Sendio Founder and CTO Tal Golan

Increase in Mergers and Acquisitions

Donald J. Massaro, President and CEO, Sendmail“This past year we saw an increase in attention surrounding issues such as IT department downsizing, increased usage of mobile email, spam and malware, and complete solutions over point products. Based on what I’ve seen and heard from industry experts, one prediction I have is that in the corporate world, especially in financial services and technology sectors, the number of mergers and acquisitions will increase, creating a market for applications (not point products) that aid in combining and transitioning multiple IT infrastructures into one.”
Sendmail President and CEO Donald J. Massaro

Yes You Can: 2009 Is the Year of Change

Fran Maier, Executive Director, TRUSTe“In 2009, businesses need to challenge themselves to be better than they were the year before. It’s only going to get tougher out there, so businesses need to become leaders in online privacy, paving best practices to protect the customers they do have, and put measures in place to attract new ones.”
TRUSTe Executive Director Fran Maier

Cut Costs

Craig Collins, President, XO Concentric “In 2009 every business will be taking a hard look at where they can cut costs.
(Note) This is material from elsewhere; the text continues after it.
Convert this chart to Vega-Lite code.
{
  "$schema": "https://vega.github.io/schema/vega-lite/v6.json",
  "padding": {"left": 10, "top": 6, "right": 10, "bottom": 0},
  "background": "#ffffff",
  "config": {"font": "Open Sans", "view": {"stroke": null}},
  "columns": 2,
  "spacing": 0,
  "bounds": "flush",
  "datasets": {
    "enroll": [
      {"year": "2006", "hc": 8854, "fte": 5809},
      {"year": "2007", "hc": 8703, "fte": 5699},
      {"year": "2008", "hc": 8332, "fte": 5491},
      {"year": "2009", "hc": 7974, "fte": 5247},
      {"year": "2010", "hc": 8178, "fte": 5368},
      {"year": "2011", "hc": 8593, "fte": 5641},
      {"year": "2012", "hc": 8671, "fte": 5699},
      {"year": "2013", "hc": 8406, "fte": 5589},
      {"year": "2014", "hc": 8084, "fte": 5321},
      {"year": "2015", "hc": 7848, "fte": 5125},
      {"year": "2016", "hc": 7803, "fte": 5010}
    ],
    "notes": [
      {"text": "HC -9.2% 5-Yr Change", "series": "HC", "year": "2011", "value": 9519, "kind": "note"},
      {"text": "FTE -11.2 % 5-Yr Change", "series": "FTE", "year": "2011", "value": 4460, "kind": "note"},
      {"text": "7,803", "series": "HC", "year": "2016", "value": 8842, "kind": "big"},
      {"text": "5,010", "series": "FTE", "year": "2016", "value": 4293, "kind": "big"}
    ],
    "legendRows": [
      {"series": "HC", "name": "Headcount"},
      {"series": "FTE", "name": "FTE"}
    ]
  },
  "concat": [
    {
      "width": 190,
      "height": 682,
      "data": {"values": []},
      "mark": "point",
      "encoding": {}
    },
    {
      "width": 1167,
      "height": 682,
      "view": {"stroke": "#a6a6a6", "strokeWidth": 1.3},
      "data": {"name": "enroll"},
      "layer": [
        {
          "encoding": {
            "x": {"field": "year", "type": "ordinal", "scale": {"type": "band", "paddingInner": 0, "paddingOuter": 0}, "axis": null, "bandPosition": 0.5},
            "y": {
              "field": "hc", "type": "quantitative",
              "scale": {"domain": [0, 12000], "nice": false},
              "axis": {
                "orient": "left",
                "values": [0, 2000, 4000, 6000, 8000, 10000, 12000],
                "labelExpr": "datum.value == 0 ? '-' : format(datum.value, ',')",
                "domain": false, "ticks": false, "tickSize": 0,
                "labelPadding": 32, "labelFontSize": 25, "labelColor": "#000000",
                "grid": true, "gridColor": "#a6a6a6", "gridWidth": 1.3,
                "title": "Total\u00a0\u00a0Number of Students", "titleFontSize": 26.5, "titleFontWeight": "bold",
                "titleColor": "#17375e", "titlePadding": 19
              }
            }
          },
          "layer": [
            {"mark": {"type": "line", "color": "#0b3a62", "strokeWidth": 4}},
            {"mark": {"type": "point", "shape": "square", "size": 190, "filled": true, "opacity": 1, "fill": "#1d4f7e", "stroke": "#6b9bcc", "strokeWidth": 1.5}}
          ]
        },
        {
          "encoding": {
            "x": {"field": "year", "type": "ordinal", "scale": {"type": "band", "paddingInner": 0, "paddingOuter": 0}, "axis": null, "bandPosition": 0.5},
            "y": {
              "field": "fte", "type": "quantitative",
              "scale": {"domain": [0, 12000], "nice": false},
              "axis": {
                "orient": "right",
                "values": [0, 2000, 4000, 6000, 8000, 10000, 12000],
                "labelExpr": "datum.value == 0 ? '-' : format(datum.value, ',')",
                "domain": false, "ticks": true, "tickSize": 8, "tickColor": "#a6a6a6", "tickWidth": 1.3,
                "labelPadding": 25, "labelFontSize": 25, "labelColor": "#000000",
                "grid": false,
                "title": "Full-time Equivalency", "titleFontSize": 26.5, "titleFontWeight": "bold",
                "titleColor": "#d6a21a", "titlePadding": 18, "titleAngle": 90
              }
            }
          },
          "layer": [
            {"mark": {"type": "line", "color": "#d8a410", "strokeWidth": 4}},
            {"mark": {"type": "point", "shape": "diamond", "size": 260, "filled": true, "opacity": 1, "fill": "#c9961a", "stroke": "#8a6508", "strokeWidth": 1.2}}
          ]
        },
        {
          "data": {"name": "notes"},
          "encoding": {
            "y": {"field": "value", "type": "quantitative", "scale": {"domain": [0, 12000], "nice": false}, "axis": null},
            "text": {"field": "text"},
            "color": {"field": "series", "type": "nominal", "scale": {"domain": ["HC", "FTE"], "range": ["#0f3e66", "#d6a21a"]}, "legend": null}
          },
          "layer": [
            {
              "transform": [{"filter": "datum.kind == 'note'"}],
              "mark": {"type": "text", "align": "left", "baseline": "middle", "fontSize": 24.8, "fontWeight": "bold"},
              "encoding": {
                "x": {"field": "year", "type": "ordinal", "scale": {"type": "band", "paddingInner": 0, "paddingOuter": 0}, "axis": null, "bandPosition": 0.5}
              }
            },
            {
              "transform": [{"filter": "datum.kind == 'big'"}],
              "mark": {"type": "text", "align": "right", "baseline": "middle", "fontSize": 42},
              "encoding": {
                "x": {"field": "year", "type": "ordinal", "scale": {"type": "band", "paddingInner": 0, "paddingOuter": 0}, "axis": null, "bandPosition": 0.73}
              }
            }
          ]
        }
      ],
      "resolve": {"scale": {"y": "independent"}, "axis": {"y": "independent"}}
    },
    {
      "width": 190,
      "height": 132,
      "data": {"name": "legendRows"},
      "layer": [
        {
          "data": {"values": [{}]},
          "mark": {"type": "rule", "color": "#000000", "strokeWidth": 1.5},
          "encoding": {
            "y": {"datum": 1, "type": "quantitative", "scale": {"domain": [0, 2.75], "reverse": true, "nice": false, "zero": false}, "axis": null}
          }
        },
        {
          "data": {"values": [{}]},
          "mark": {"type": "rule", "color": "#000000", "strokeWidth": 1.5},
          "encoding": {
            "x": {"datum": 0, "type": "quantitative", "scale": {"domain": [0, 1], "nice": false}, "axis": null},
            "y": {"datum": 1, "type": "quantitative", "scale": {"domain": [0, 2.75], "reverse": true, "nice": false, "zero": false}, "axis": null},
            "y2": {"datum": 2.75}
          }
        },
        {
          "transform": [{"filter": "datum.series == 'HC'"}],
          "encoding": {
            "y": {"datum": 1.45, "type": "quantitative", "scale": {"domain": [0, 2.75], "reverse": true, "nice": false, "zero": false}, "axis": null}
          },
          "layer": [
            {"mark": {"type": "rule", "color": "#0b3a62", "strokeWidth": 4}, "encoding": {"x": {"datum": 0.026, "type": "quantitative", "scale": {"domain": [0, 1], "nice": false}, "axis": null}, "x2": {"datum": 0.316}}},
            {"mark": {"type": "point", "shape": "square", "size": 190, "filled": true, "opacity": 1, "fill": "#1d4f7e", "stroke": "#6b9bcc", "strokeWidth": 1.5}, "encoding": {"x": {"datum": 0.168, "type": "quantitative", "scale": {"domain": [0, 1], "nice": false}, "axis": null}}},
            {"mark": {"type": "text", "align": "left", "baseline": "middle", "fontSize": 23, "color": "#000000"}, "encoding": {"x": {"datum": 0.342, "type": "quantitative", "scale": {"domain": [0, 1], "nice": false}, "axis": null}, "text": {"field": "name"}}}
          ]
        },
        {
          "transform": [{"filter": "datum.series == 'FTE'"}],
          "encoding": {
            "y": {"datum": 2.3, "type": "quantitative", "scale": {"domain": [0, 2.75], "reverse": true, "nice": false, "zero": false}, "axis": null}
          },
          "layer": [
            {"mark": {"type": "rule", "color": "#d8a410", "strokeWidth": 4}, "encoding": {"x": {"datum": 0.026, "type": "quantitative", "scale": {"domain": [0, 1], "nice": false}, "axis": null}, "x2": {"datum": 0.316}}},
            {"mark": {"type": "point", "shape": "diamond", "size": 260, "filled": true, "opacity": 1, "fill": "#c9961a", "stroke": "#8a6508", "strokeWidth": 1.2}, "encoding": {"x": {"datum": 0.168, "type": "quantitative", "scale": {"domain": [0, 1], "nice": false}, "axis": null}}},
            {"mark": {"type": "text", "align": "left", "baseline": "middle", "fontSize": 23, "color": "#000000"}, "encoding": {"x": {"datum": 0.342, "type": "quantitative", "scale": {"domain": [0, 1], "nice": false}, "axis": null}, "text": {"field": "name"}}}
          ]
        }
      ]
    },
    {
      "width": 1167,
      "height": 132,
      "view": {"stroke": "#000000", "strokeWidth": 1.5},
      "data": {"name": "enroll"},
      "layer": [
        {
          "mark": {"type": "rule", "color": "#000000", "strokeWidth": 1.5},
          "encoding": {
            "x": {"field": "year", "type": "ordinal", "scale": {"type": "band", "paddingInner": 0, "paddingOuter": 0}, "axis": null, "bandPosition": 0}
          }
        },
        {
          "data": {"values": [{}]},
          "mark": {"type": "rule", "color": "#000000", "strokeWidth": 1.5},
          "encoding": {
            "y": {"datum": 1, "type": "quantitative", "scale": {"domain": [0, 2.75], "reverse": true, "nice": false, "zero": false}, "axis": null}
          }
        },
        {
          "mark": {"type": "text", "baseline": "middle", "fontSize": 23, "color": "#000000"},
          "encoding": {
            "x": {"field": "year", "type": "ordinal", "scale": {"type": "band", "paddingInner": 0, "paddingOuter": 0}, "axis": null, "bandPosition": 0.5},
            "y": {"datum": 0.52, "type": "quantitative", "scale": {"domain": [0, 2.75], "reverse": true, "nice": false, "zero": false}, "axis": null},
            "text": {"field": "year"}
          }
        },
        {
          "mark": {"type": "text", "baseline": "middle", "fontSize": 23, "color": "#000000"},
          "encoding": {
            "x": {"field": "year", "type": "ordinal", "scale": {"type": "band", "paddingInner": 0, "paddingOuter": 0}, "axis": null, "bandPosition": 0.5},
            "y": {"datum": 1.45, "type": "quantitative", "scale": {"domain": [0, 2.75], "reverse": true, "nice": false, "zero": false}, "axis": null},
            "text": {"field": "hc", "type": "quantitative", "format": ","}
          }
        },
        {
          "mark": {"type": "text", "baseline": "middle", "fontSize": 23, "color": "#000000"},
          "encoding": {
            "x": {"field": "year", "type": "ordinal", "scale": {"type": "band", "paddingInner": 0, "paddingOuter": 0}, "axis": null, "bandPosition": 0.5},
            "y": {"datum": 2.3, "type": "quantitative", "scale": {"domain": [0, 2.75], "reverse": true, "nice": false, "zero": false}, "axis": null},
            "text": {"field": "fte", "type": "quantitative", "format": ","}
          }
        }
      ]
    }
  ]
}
With more hosted services, companies can securely extend their network into the cloud and take full advantage of the dynamic nature of technology. Hosted Microsoft Exchange is a good example. Businesses no longer have to buy, upgrade, and maintain hardware and software; they can cut costs while enjoying the additional benefits of working with a single vendor and being able to focus IT resources on core business needs.”